◆ REQUEST
Go through the data below line by line and count those containing the word "matplotlib". Reply with the count only.
─── GIVEN MATERIAL ───
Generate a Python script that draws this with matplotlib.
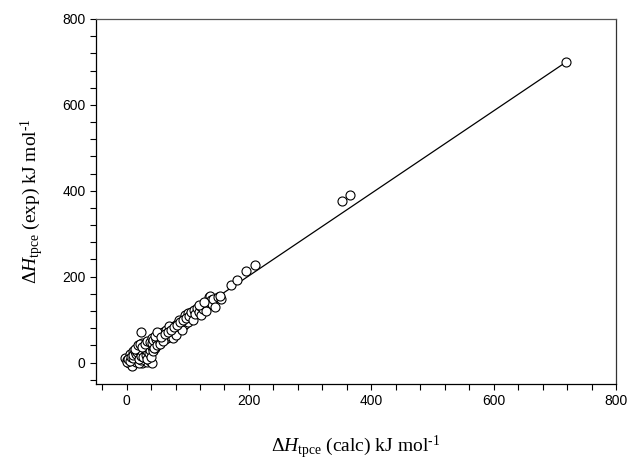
import numpy as np
import matplotlib
matplotlib.use("Agg")
import matplotlib.pyplot as plt
from matplotlib.ticker import MultipleLocator

# calculated vs experimental enthalpies (kJ/mol)
h_calc = [-3, 0, 2, 5, 4, 8, 10, 9, 12, 14, 15, 17, 18, 20, 20, 22, 23, 25, 25, 27,
          28, 30, 30, 32, 33, 35, 36, 38, 39, 40, 42, 12, 15, 18, 20, 16, 22, 24, 26, 28,
          8, 6, 10, 13, 19, 21, 24, 29, 31, 34, 37, 24,
          1, 3, 6, 7, 11, 11, 13, 16, 17, 19, 21, 23, 26, 27, 29, 31, 33, 34, 36, 38,
          40, 41, 43, 44, 46, 47, 49, 51, 53, 14, 18, 22, 26, 30, 34, 38, 42, 46, 50,
          42, 44, 45, 48, 50, 52, 54, 56, 58, 60, 62, 64, 66, 68, 70, 72, 74, 75, 78, 80,
          82, 84, 86, 88, 90, 92, 94, 96, 98, 100, 46, 50, 55, 60, 65, 70, 76, 80, 85, 90,
          95, 100, 57, 63, 67, 73, 77, 83, 87, 93, 97, 105, 112, 124, 132,
          102, 105, 108, 110, 112, 115, 118, 120, 122, 125, 128, 130, 133, 135, 136, 138,
          140, 142, 145, 150, 154, 118, 126, 152,
          171, 181, 195, 210, 352, 366, 718]
h_exp = [10, 6, 3, 12, 0, 8, -3, -8, 5, 14, 2, 9, 20, 4, 15, 25, 10, 0, 18, 30,
         6, 22, 12, 35, 2, 28, 16, 40, 3, 24, 0, 22, 30, 35, 38, 27, 33, 42, 45, 38,
         15, 20, 28, 18, 12, -2, 6, 16, 30, 20, 33, 70,
         2, 8, 4, 14, 10, 18, 26, 20, 24, 30, 8, 16, 26, 12, 34, 18, 26, 8, 22, 30,
         14, 36, 28, 40, 34, 48, 42, 46, 56, 32, 40, 44, 36, 44, 50, 48, 56, 54, 62,
         45, 52, 35, 55, 40, 60, 48, 65, 52, 72, 55, 68, 58, 78, 62, 70, 80, 66, 85, 72,
         90, 78, 92, 80, 98, 85, 102, 90, 105, 95, 62, 70, 44, 50, 75, 84, 58, 64, 100, 75,
         110, 115, 60, 66, 72, 76, 82, 88, 94, 98, 104, 112, 118, 130, 138,
         108, 118, 100, 122, 112, 128, 118, 132, 110, 125, 135, 120, 140, 152, 156, 145,
         137, 148, 130, 152, 148, 133, 142, 154,
         180, 192, 213, 227, 377, 389, 701]

# regression line
fit_slope = 0.96
fit_intercept = 10.0

plt.rcParams['font.family'] = ['Liberation Sans', 'DejaVu Sans']
plt.rcParams['mathtext.fontset'] = 'custom'
plt.rcParams['mathtext.rm'] = 'Liberation Serif'
plt.rcParams['mathtext.it'] = 'Liberation Serif:italic'

fig = plt.figure(figsize=(6.29, 4.62), dpi=100)
ax = fig.add_axes([0.1526, 0.1688, 0.8267, 0.7901])

xl = np.array([min(h_calc), max(h_calc)])
ax.plot(xl, fit_slope * xl + fit_intercept, color='black', lw=0.9, zorder=1)
ax.plot(h_calc, h_exp, 'o', ms=6.5, mfc='white', mec='black', mew=0.8, zorder=2)

ax.set_xlim(-50, 800)
ax.set_ylim(-50, 800)
ax.xaxis.set_major_locator(MultipleLocator(200))
ax.xaxis.set_minor_locator(MultipleLocator(40))
ax.yaxis.set_major_locator(MultipleLocator(200))
ax.yaxis.set_minor_locator(MultipleLocator(40))
ax.tick_params(which='both', direction='out', length=4, width=0.8, labelsize=10,
               top=False, right=False)
for s in ax.spines.values():
    s.set_linewidth(0.9)
ax.spines['top'].set_color('#555555')
ax.spines['right'].set_color('#333333')

lab_font = {'family': 'Liberation Serif', 'size': 14}
ax.set_xlabel(r'$\Delta\mathit{H}_{\mathrm{tpce}}$ (calc) kJ mol$^{\text{-}1}$',
              fontdict=lab_font, labelpad=18)
ax.set_ylabel(r'$\Delta\mathit{H}_{\mathrm{tpce}}$ (exp) kJ mol$^{\text{-}1}$',
              fontdict=lab_font, labelpad=12)

fig.savefig('out.png', dpi=100)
───
◆ FULL RESPONSE
5